Brian Greespun took control of the Sun from his siblings this past year. The siblings had negotiated to end the joint operating agreement with the Review-Journal.

Speculating on how the Sun will go down

Stephens Media, owners of the Las Vegas Review-Journal, bungled its last attempt to shut down the joint operating agreement (JOA) under which the Las Vegas Sun is published as separate advertising-free daily section that is hemorrhaging cash.

When the company tried to negotiate a deal with the Greenspun family members who owned the Sun, Brian Greenspun simply bought out his siblings and kept the JOA going, publishing an embarrassing section that is almost entirely syndicated material with a little local sports and entertainment copy.

Warren Buffett

The JOA expires in 2040.

But what if there was no R-J to publish the Sun?

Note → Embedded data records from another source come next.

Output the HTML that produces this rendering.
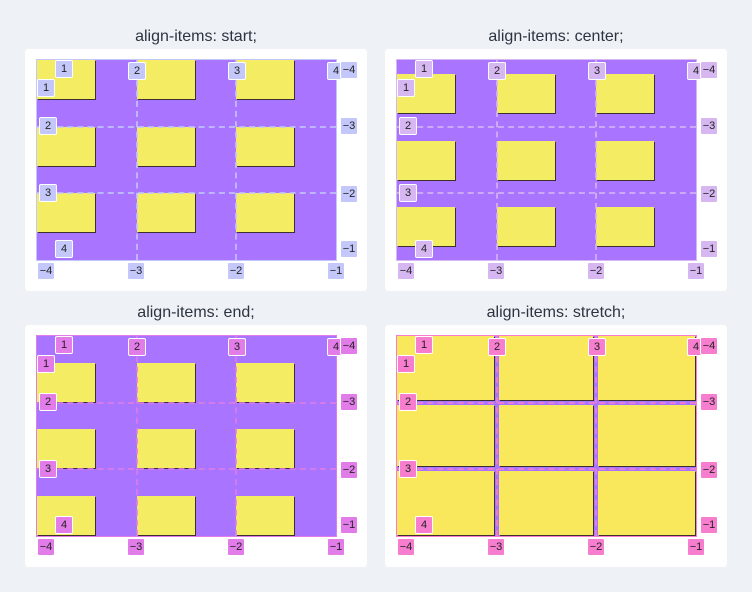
<!DOCTYPE html>
<html><head><meta charset="utf-8"><style>
body{margin:0;width:752px;height:592px;background:#eef1f5;font-family:"Liberation Sans",sans-serif;position:relative;overflow:hidden}
.title{position:absolute;width:342px;text-align:center;font-size:16px;color:#2d3440}
.card{position:absolute;width:342px;height:242px;background:#fff;border-radius:3px}
.grid{position:absolute;width:299px;height:200px;background:#a974ff}
.item{position:absolute;background:#f4ec62;box-shadow:1px 1px 0 #3a3030}
.hl,.vl{position:absolute;opacity:0.8}
.lab{position:absolute;width:16px;height:16px;font-size:11px;line-height:16px;text-align:center;color:#222;border-radius:2px;border:1px solid #fff}
</style></head><body>
<div id="root"></div>
<script>
const titles=["align-items: start;","align-items: center;","align-items: end;","align-items: stretch;"];
const modes=["start","center","end","stretch"];
const labColors=["#c4c7f9","#d6b7f2","#e17ce9","#f77ece"];
const origins=[[25,49],[385,49],[25,325],[385,325]];
function mk(cls,x,y,w,h,parent,name){const d=document.createElement('div');d.className=cls;d.style.left=x+'px';d.style.top=y+'px';if(w!=null)d.style.width=w+'px';if(h!=null)d.style.height=h+'px';


parent.appendChild(d);return d;}
for(let p=0;p<4;p++){
 const [ox,oy]=origins[p];
 const t=mk('title',ox,oy-21,null,null,document.body,'panel-title');t.textContent=titles[p];
 const card=mk('card',ox,oy,null,null,document.body,'panel-card');
 const gx=12,gy=11,cw=99.7,rh=66.7;
 const g=mk('grid',gx,gy,null,null,card,'grid-container');
 const lc=labColors[p];
 for(let r=0;r<3;r++)for(let c=0;c<3;c++){
  let x=c*cw,y,w=58,h=39;
  if(modes[p]=="start")y=r*rh;
  else if(modes[p]=="center")y=r*rh+(rh-h)/2;
  else if(modes[p]=="end")y=r*rh+rh-h-1;
  else{x=c*cw+(c?2:0);y=r*rh+(r?2:0);w=cw-(c?2:0)-(c<2?2:0)-1;h=rh-(r?2:0)-(r<2?2:0)-1;}
  const it=mk('item',x,y,w,h,g,'grid-item');
  if(modes[p]=="stretch")it.style.background='#fae85c';
 }
 for(let i=1;i<3;i++){
  const h=mk('hl',0,i*rh-1,299,0,g,'grid-row-line');h.style.borderTop='2px dashed '+lc;
  const v=mk('vl',i*cw-1,0,0,200,g,'grid-column-line');v.style.borderLeft='2px dashed '+lc;
 }
 g.style.outline='1px solid '+lc;
 const L=(txt,x,y)=>{const l=mk('lab',gx+x,gy+y,null,null,card,'line-label');l.textContent=txt;l.style.background=lc;};
 L('1',18,0);L('1',0,19);
 L('2',91,2);L('3',191,2);L('4',290,2);L('\u22124',303,1);
 L('2',2,57);L('3',2,124);L('\u22123',303,57);L('\u22122',303,125);L('\u22121',303,180);
 L('4',18,180);
 L('\u22124',0,202);L('\u22123',90,202);L('\u22122',190,202);L('\u22121',290,202);
}
</script>
</body></html>
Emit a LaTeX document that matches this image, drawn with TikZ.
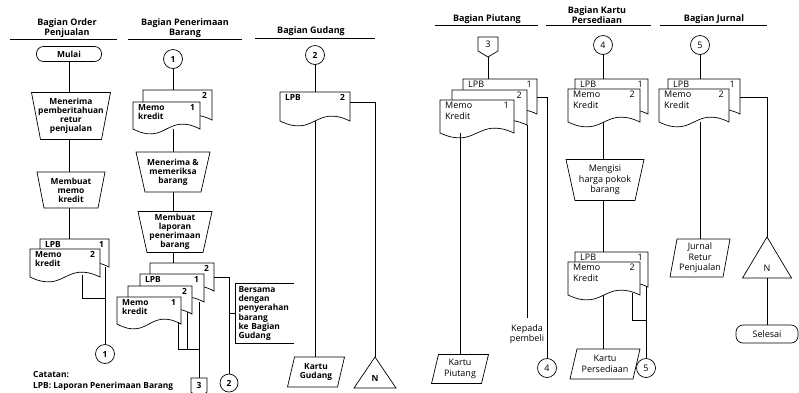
\documentclass[tikz,border=0pt]{standalone}
\usepackage{fontspec}
\setmainfont{Open Sans}
\usetikzlibrary{calc}
\tikzset{
  every node/.style={font=\fontsize{9}{10.4}\selectfont},
  ln/.style={line width=0.7pt, line join=miter},
  hdr/.style={font=\fontsize{9}{10}\selectfont\bfseries, align=center, inner sep=0pt},
  bt/.style={font=\fontsize{8.4}{9.1}\selectfont\bfseries},
  txt/.style={align=center, inner sep=0pt},
  ltxt/.style={align=left, inner sep=0pt},
  frame/.style={rectangle, draw=none, inner sep=0pt, outer sep=0pt},
  term/.style={draw, line width=0.7pt, rounded corners=7pt, inner sep=0pt},
  conn/.style={draw, circle, line width=0.7pt, inner sep=0pt, minimum size=19pt},
}
% document symbol: name, x left, y top, width, side height, text, number, font style
\newcommand\fcdoc[8]{%
  \node[frame, anchor=north west, minimum width=#4pt, minimum height=#5pt] (#1) at (#2,#3) {};
  \filldraw[ln, fill=white] (#1.north west) -- (#1.north east) -- (#1.south east)
    .. controls ($(#1.south)+(0,-17)$) and ($(#1.south)+(0,17)$) .. (#1.south west) -- cycle;
  \node[ltxt, #8, anchor=north west] (#1-t) at ($(#1.north west)+(5,2)$) {#6};
  \node[ltxt, #8, anchor=north east] (#1-n) at ($(#1.north east)+(-5,2)$) {#7};
}
% manual operation: name, centre, width, height, inset, text, font style
\newcommand\fcmanop[7]{%
  \node[frame, #7, minimum width=#3pt, minimum height=#4pt, align=center] (#1) at (#2) {#6};
  \draw[ln] (#1.north west) -- (#1.north east) -- ($(#1.south east)+(-#5,0)$) -- ($(#1.south west)+(#5,0)$) -- cycle;
}
% parallelogram: name, centre, width, height, text, font style
\newcommand\fcpara[6]{%
  \node[frame, #6, minimum width=#3pt, minimum height=#4pt, align=center] (#1) at (#2) {#5};
  \draw[ln] ($(#1.north west)+(7,0)$) -- (#1.north east) -- ($(#1.south east)+(-7,0)$) -- (#1.south west) -- cycle;
}
% triangle: name, centre, width, height, font style
\newcommand\fctri[5]{%
  \node[frame, minimum width=#3pt, minimum height=#4pt] (#1) at (#2) {};
  \draw[ln] (#1.south west) -- (#1.south east) -- (#1.north) -- cycle;
  \node[txt, #5] (#1-t) at ($(#1.south)+(0,-10)$) {N};
}
% off-page connector: name, centre of box, width, text, font style
\newcommand\fcoff[5]{%
  \node[frame, #5, minimum width=#3pt, minimum height=14pt] (#1) at (#2) {#4};
  \draw[ln] (#1.south west) -- (#1.north west) -- (#1.north east) -- (#1.south east) -- ($(#1.south)+(0,6)$) -- cycle;
}
\begin{document}
\begin{tikzpicture}[x=1pt, y=-1pt]
\clip (0,0) rectangle (799,392);
\fill[white] (0,0) rectangle (799,392);

% ---------- headers ----------
\node[hdr] (h1) at (67,28) {Bagian Order\\Penjualan};
\node[hdr] (h2) at (185,28) {Bagian Penerimaan\\Barang};
\node[hdr] (h3) at (311,31) {Bagian Gudang};
\node[hdr] (h4) at (487,19) {Bagian Piutang};
\node[hdr] (h5) at (597,15) {Bagian Kartu\\Persediaan};
\node[hdr] (h6) at (714,19) {Bagian Jurnal};
\draw[ln] (10,39) -- (117,39);
\draw[ln] (128,39) -- (242,39);
\draw[ln] (255,38) -- (375,38);
\draw[ln] (435,25) -- (538,25);
\draw[ln] (546,25) -- (651,25);
\draw[ln] (660,25) -- (767,25);

% ---------- column 1 ----------
\node[term, bt, minimum width=65pt, minimum height=15pt] (mulai) at (69,54) {Mulai};
\fcmanop{t1}{71,116}{79}{47}{9}{Menerima\\pemberitahuan\\retur\\penjualan}{bt}
\fcmanop{t2}{71,190}{68}{36}{7}{Membuat\\memo\\kredit}{bt}
\fcdoc{d1b}{40}{239}{69}{28}{LPB}{1}{bt}
\fcdoc{d1f}{30}{249}{70}{28}{Memo\\kredit}{2}{bt}
\node[conn, bt] (c1) at (105,354) {1};
\coordinate (j1) at (105,298);
\draw[ln] (mulai.south) -- (mulai.south |- t1.north);
\draw[ln] (mulai.south |- t1.south) -- (mulai.south |- t2.north);
\draw[ln] (mulai.south |- t2.south) -- (mulai.south |- d1b.north);
\draw[ln] (c1.north |- d1b.south east) -- (c1.north);
\draw[ln] ($(d1f.south)+(17,-2)$) |- (j1);
\node[ltxt, bt, anchor=west] (cat1) at (33,375) {Catatan:};
\node[ltxt, bt, anchor=west] (cat2) at (33,386.5) {LPB: Laporan Penerimaan Barang};

% ---------- column 2 ----------
\node[conn, bt] (c2a) at (173,59) {1};
\fcdoc{d2b}{143}{90}{69}{30}{}{2}{bt}
\fcdoc{d2f}{133}{102}{67}{27}{Memo\\kredit}{1}{bt}
\fcmanop{t3}{173,172}{74}{40}{9}{Menerima \&\\memeriksa\\barang}{bt}
\fcmanop{t4}{175,232}{74}{41}{9}{Membuat\\laporan\\penerimaan\\barang}{bt}
\fcdoc{dA}{150}{263}{64}{28}{}{2}{bt}
\fcdoc{dB}{140}{274}{64}{28}{LPB}{1}{bt}
\fcdoc{dC}{128}{286}{64}{28}{}{2}{bt}
\fcdoc{dD}{117}{297}{64}{27}{Memo\\kredit}{1}{bt}
\fcoff{off3}{199,385}{16}{3}{bt}
\node[conn, bt, minimum size=18pt] (c2b) at (229,383) {2};
\node[frame, bt, minimum width=57pt, minimum height=57pt, text width=52pt, inner sep=3pt, align=left] (ann) at (264.5,313.5)
  {Bersama\\dengan\\penyerahan\\barang\\ke Bagian\\Gudang};
\draw[ln] (ann.north east) -- (ann.north west) -- (ann.south west) -- (ann.south east);
\coordinate (j2) at (199,349);
\draw[ln] (c2a.south) -- (c2a.south |- d2b.north);
\draw[ln] (c2a.south |- d2f.south) -- (c2a.south |- t3.north);
\draw[ln] (c2a.south |- t3.south) -- (c2a.south |- t4.north);
\draw[ln] (c2a.south |- t4.south) -- (c2a.south |- dA.north);
\draw[ln] ($(dD.south east)+(-3,-2)$) |- (j2);
\draw[ln] ($(dC.south east)+(-5,-2)$) |- (j2);
\draw[ln] (off3.north |- dB.south east) -- (off3.north);
\draw[ln] (dA.east) -| (c2b.north);
\draw[ln] (c2b.north |- ann.west) -- (ann.west);

% ---------- column 3 ----------
\node[conn, bt] (c3) at (315,55) {2};
\fcdoc{d3}{280}{92}{70}{29}{LPB}{2}{bt}
\fcpara{kg}{316,372}{57}{30}{Kartu\\Gudang}{bt}
\fctri{n1}{375,372.5}{42}{31}{bt}
\draw[ln] (c3.south) -- (c3.south |- d3.north);
\draw[ln] (c3.south |- d3.south) -- (c3.south |- kg.north);
\draw[ln] ($(d3.north east)+(0,10)$) -| (n1.north);

% ---------- column 4 ----------
\fcoff{off4}{488,44}{20}{3}{}
\fcdoc{d4a}{463}{79}{74}{35}{LPB}{1}{}
\fcdoc{d4b}{452}{90}{75}{35}{}{2}{}
\fcdoc{d4c}{440}{100}{74}{33}{Memo\\Kredit}{1}{}
\fcpara{kp}{460,369}{57}{29}{Kartu\\Piutang}{}
\node[txt] (kep) at (527,334) {Kepada\\pembeli};
\node[conn] (c4b) at (547,368) {4};
\draw[ln] ($(off4.south)+(0,6)$) -- (off4.south |- d4a.north);
\draw[ln] (kp.north |- d4c.south) -- (kp.north);
\draw[ln] (kep.north |- d4b.south east) -- ($(kep.north)+(0,-6)$);
\draw[ln] ($(d4a.north east)+(0,18)$) -| (c4b.north);

% ---------- column 5 ----------
\node[conn] (c5a) at (603,45) {4};
\fcdoc{d5a}{575}{79}{73}{35}{LPB}{1}{}
\fcdoc{d5b}{568}{89}{72}{33}{Memo\\Kredit}{2}{}
\fcmanop{t5}{605,180}{78}{41}{9}{Mengisi\\harga pokok\\barang}{}
\fcdoc{d5c}{575}{252}{73}{35}{LPB}{1}{}
\fcdoc{d5d}{568}{262}{72}{33}{Memo\\Kredit}{2}{}
\fcpara{kps}{605,364}{70}{30}{Kartu\\Persediaan}{}
\node[conn] (c5b) at (646,368) {5};
\coordinate (j5) at (646,320);
\draw[ln] (c5a.south) -- (c5a.south |- d5a.north);
\draw[ln] (c5a.south |- d5b.south) -- (c5a.south |- t5.north);
\draw[ln] (c5a.south |- t5.south) -- (c5a.south |- d5c.north);
\draw[ln] (c5a.south |- d5d.south) -- (c5a.south |- kps.north);
\draw[ln] ($(d5d.south east)+(-8,-2)$) |- (j5);
\draw[ln] (c5b.north |- d5c.south east) -- (c5b.north);

% ---------- column 6 ----------
\node[conn] (c6) at (700,45) {5};
\fcdoc{d6a}{668}{79}{72}{35}{LPB}{1}{}
\fcdoc{d6b}{659}{89}{70}{33}{Memo\\Kredit}{2}{}
\fcpara{jr}{700,258}{60}{38}{Jurnal\\Retur\\Penjualan}{}
\fctri{n2}{767,257.5}{49}{41}{}
\node[term, minimum width=62pt, minimum height=18pt] (sel) at (767,334) {Selesai};
\draw[ln] (c6.south) -- (c6.south |- d6a.north);
\draw[ln] (c6.south |- d6b.south) -- (c6.south |- jr.north);
\draw[ln] ($(d6a.north east)+(0,18)$) -| (n2.north);
\draw[ln] (n2.south) -- (sel.north);
\end{tikzpicture}
\end{document}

Stephens Media couldn’t just close shop and will have a hard time selling the paper with the Sun albatross around its neck. But what if some media company, say Berkshire Hathaway Media, were to buy the press and the building and the equipment and the circulation list and shut down the R-J and start a new newspaper? Would there be a JOA?

Stephens Media parent Stephens Inc. acted as financial advisor to Van Tuyl Group in October when Berkshire Hathaway bought out the car dealership chain, so the executives doubtlessly are acquainted.

BH Media has been buying lately. There have been rumors about BH Media executives showing up on Stephens Media properties.

On observer noted that owner Warren Buffett, who purchased Nevada’s electricity company, may have a strategy:  “In retrospect, his targeting just the smaller papers is a big clue about his forecast for the industry. Unlike regionals or big-city papers, small-town newspapers don’t have a lot of competition or good substitutes.”

Las Vegas is a fairly small market — and getting smaller in circulation — without a lot of competition.